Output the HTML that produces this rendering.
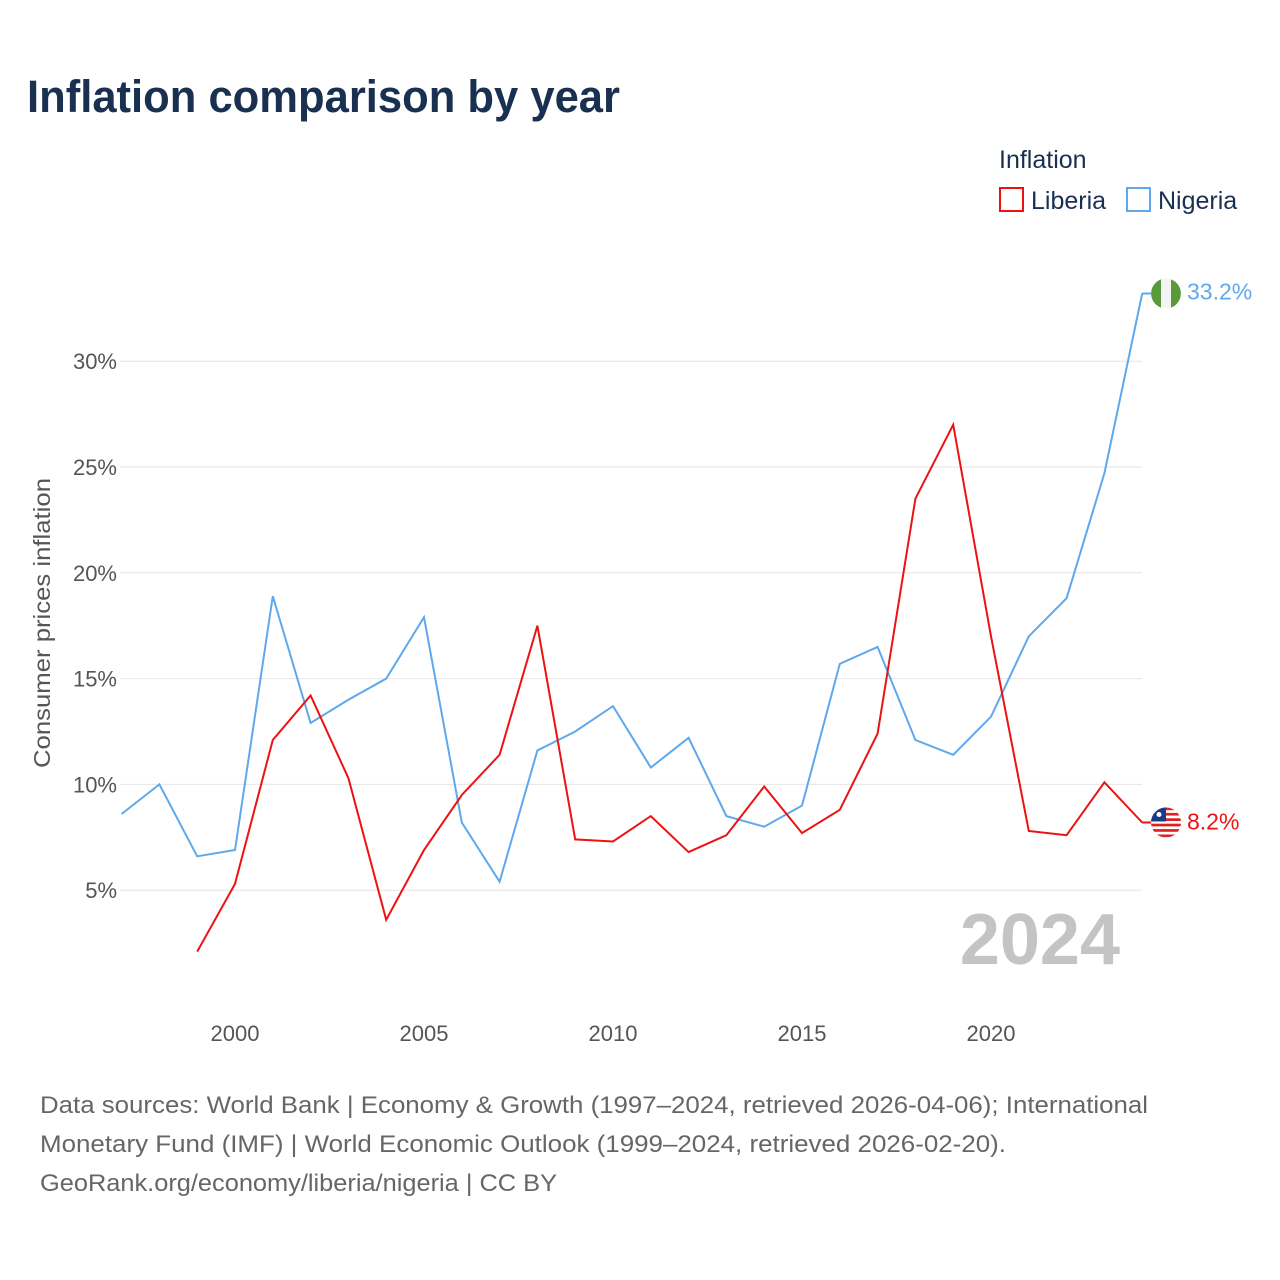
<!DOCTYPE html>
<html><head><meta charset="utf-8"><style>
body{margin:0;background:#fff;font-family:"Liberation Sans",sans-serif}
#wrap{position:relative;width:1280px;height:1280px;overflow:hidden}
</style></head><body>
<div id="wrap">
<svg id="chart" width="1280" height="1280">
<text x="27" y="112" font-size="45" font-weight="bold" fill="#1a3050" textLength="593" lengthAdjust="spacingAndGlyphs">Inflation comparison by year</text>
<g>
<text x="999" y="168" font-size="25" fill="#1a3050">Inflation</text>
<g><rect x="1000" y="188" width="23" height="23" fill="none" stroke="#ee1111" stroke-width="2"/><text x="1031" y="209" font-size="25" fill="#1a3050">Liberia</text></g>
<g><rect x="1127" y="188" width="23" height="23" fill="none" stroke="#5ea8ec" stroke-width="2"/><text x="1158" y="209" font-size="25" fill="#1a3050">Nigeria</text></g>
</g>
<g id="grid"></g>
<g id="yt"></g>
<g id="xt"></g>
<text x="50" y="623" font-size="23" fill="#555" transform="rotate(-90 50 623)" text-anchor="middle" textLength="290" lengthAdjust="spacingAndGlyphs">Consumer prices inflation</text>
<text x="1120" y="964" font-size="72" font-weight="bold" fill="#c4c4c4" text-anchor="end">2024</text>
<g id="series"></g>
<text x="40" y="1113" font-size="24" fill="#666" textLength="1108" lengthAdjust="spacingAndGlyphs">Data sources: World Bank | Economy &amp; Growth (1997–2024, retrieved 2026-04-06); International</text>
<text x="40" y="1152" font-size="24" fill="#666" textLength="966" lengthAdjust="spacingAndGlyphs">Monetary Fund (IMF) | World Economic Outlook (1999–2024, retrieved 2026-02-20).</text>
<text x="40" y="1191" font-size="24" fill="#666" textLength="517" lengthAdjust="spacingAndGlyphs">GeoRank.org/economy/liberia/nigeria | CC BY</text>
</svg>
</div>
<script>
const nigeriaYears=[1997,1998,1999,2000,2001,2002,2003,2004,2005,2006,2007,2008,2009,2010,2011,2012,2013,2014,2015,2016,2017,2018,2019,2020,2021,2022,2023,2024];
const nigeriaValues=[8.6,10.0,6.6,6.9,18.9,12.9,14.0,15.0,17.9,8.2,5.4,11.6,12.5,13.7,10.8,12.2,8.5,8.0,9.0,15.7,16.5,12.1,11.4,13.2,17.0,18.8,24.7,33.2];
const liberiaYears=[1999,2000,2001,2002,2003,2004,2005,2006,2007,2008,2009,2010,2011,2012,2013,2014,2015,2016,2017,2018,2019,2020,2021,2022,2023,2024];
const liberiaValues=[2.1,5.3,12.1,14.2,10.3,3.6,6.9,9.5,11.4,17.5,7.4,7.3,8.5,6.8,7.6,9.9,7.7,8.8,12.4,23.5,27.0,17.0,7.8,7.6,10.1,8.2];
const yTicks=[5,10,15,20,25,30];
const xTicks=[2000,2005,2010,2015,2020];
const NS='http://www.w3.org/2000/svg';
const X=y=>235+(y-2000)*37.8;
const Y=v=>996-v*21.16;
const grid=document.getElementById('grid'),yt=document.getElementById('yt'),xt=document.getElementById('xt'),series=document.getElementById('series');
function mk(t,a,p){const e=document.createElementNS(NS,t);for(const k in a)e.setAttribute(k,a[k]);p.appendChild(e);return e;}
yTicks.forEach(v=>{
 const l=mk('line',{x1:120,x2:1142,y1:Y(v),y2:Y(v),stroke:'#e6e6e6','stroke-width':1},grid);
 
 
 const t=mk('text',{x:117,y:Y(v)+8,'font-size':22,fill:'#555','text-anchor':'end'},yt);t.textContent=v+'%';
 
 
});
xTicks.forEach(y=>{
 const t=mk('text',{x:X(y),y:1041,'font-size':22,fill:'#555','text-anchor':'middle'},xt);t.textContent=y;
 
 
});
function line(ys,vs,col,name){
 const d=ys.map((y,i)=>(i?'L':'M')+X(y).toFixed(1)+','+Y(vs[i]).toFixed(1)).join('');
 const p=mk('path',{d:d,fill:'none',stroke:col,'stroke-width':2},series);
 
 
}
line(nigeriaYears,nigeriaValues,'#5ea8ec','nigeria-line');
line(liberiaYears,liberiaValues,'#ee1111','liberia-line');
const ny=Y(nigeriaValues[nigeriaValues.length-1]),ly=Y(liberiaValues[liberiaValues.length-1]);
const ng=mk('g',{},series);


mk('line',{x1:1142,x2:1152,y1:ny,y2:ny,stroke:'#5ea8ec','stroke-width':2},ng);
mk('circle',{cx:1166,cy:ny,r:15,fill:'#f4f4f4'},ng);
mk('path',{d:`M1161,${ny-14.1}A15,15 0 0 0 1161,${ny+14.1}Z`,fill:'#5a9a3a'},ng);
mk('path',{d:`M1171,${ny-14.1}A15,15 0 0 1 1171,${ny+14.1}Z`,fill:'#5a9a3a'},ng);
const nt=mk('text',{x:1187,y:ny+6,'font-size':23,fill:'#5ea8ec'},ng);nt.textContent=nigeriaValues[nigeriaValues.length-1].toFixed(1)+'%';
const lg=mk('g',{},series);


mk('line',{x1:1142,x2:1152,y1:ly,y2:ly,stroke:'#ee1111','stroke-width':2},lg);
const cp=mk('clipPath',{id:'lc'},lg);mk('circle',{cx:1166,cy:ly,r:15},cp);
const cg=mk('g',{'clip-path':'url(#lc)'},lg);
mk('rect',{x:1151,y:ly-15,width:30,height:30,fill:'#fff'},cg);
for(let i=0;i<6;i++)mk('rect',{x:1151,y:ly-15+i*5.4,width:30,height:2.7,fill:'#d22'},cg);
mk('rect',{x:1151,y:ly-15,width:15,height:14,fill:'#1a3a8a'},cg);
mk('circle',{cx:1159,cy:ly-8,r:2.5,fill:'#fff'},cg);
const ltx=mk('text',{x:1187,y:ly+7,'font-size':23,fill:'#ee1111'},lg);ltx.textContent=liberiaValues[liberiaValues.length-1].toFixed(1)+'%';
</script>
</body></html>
※ ※ ※
_WORK REQUIRED:_ Make an exact copy of the listing above. Do not include the pictures.

_RESPONSE TO THIS EXERCISE:_
Output the HTML that produces this rendering.
<!DOCTYPE html>
<html><head><meta charset="utf-8"><style>
body{margin:0;background:#fff;font-family:"Liberation Sans",sans-serif}
#wrap{position:relative;width:1280px;height:1280px;overflow:hidden}
</style></head><body>
<div id="wrap">
<svg id="chart" width="1280" height="1280">
<text x="27" y="112" font-size="45" font-weight="bold" fill="#1a3050" textLength="593" lengthAdjust="spacingAndGlyphs">Inflation comparison by year</text>
<g>
<text x="999" y="168" font-size="25" fill="#1a3050">Inflation</text>
<g><rect x="1000" y="188" width="23" height="23" fill="none" stroke="#ee1111" stroke-width="2"/><text x="1031" y="209" font-size="25" fill="#1a3050">Liberia</text></g>
<g><rect x="1127" y="188" width="23" height="23" fill="none" stroke="#5ea8ec" stroke-width="2"/><text x="1158" y="209" font-size="25" fill="#1a3050">Nigeria</text></g>
</g>
<g id="grid"></g>
<g id="yt"></g>
<g id="xt"></g>
<text x="50" y="623" font-size="23" fill="#555" transform="rotate(-90 50 623)" text-anchor="middle" textLength="290" lengthAdjust="spacingAndGlyphs">Consumer prices inflation</text>
<text x="1120" y="964" font-size="72" font-weight="bold" fill="#c4c4c4" text-anchor="end">2024</text>
<g id="series"></g>
<text x="40" y="1113" font-size="24" fill="#666" textLength="1108" lengthAdjust="spacingAndGlyphs">Data sources: World Bank | Economy &amp; Growth (1997–2024, retrieved 2026-04-06); International</text>
<text x="40" y="1152" font-size="24" fill="#666" textLength="966" lengthAdjust="spacingAndGlyphs">Monetary Fund (IMF) | World Economic Outlook (1999–2024, retrieved 2026-02-20).</text>
<text x="40" y="1191" font-size="24" fill="#666" textLength="517" lengthAdjust="spacingAndGlyphs">GeoRank.org/economy/liberia/nigeria | CC BY</text>
</svg>
</div>
<script>
const nigeriaYears=[1997,1998,1999,2000,2001,2002,2003,2004,2005,2006,2007,2008,2009,2010,2011,2012,2013,2014,2015,2016,2017,2018,2019,2020,2021,2022,2023,2024];
const nigeriaValues=[8.6,10.0,6.6,6.9,18.9,12.9,14.0,15.0,17.9,8.2,5.4,11.6,12.5,13.7,10.8,12.2,8.5,8.0,9.0,15.7,16.5,12.1,11.4,13.2,17.0,18.8,24.7,33.2];
const liberiaYears=[1999,2000,2001,2002,2003,2004,2005,2006,2007,2008,2009,2010,2011,2012,2013,2014,2015,2016,2017,2018,2019,2020,2021,2022,2023,2024];
const liberiaValues=[2.1,5.3,12.1,14.2,10.3,3.6,6.9,9.5,11.4,17.5,7.4,7.3,8.5,6.8,7.6,9.9,7.7,8.8,12.4,23.5,27.0,17.0,7.8,7.6,10.1,8.2];
const yTicks=[5,10,15,20,25,30];
const xTicks=[2000,2005,2010,2015,2020];
const NS='http://www.w3.org/2000/svg';
const X=y=>235+(y-2000)*37.8;
const Y=v=>996-v*21.16;
const grid=document.getElementById('grid'),yt=document.getElementById('yt'),xt=document.getElementById('xt'),series=document.getElementById('series');
function mk(t,a,p){const e=document.createElementNS(NS,t);for(const k in a)e.setAttribute(k,a[k]);p.appendChild(e);return e;}
yTicks.forEach(v=>{
 const l=mk('line',{x1:120,x2:1142,y1:Y(v),y2:Y(v),stroke:'#e6e6e6','stroke-width':1},grid);
 
 
 const t=mk('text',{x:117,y:Y(v)+8,'font-size':22,fill:'#555','text-anchor':'end'},yt);t.textContent=v+'%';
 
 
});
xTicks.forEach(y=>{
 const t=mk('text',{x:X(y),y:1041,'font-size':22,fill:'#555','text-anchor':'middle'},xt);t.textContent=y;
 
 
});
function line(ys,vs,col,name){
 const d=ys.map((y,i)=>(i?'L':'M')+X(y).toFixed(1)+','+Y(vs[i]).toFixed(1)).join('');
 const p=mk('path',{d:d,fill:'none',stroke:col,'stroke-width':2},series);
 
 
}
line(nigeriaYears,nigeriaValues,'#5ea8ec','nigeria-line');
line(liberiaYears,liberiaValues,'#ee1111','liberia-line');
const ny=Y(nigeriaValues[nigeriaValues.length-1]),ly=Y(liberiaValues[liberiaValues.length-1]);
const ng=mk('g',{},series);


mk('line',{x1:1142,x2:1152,y1:ny,y2:ny,stroke:'#5ea8ec','stroke-width':2},ng);
mk('circle',{cx:1166,cy:ny,r:15,fill:'#f4f4f4'},ng);
mk('path',{d:`M1161,${ny-14.1}A15,15 0 0 0 1161,${ny+14.1}Z`,fill:'#5a9a3a'},ng);
mk('path',{d:`M1171,${ny-14.1}A15,15 0 0 1 1171,${ny+14.1}Z`,fill:'#5a9a3a'},ng);
const nt=mk('text',{x:1187,y:ny+6,'font-size':23,fill:'#5ea8ec'},ng);nt.textContent=nigeriaValues[nigeriaValues.length-1].toFixed(1)+'%';
const lg=mk('g',{},series);


mk('line',{x1:1142,x2:1152,y1:ly,y2:ly,stroke:'#ee1111','stroke-width':2},lg);
const cp=mk('clipPath',{id:'lc'},lg);mk('circle',{cx:1166,cy:ly,r:15},cp);
const cg=mk('g',{'clip-path':'url(#lc)'},lg);
mk('rect',{x:1151,y:ly-15,width:30,height:30,fill:'#fff'},cg);
for(let i=0;i<6;i++)mk('rect',{x:1151,y:ly-15+i*5.4,width:30,height:2.7,fill:'#d22'},cg);
mk('rect',{x:1151,y:ly-15,width:15,height:14,fill:'#1a3a8a'},cg);
mk('circle',{cx:1159,cy:ly-8,r:2.5,fill:'#fff'},cg);
const ltx=mk('text',{x:1187,y:ly+7,'font-size':23,fill:'#ee1111'},lg);ltx.textContent=liberiaValues[liberiaValues.length-1].toFixed(1)+'%';
</script>
</body></html>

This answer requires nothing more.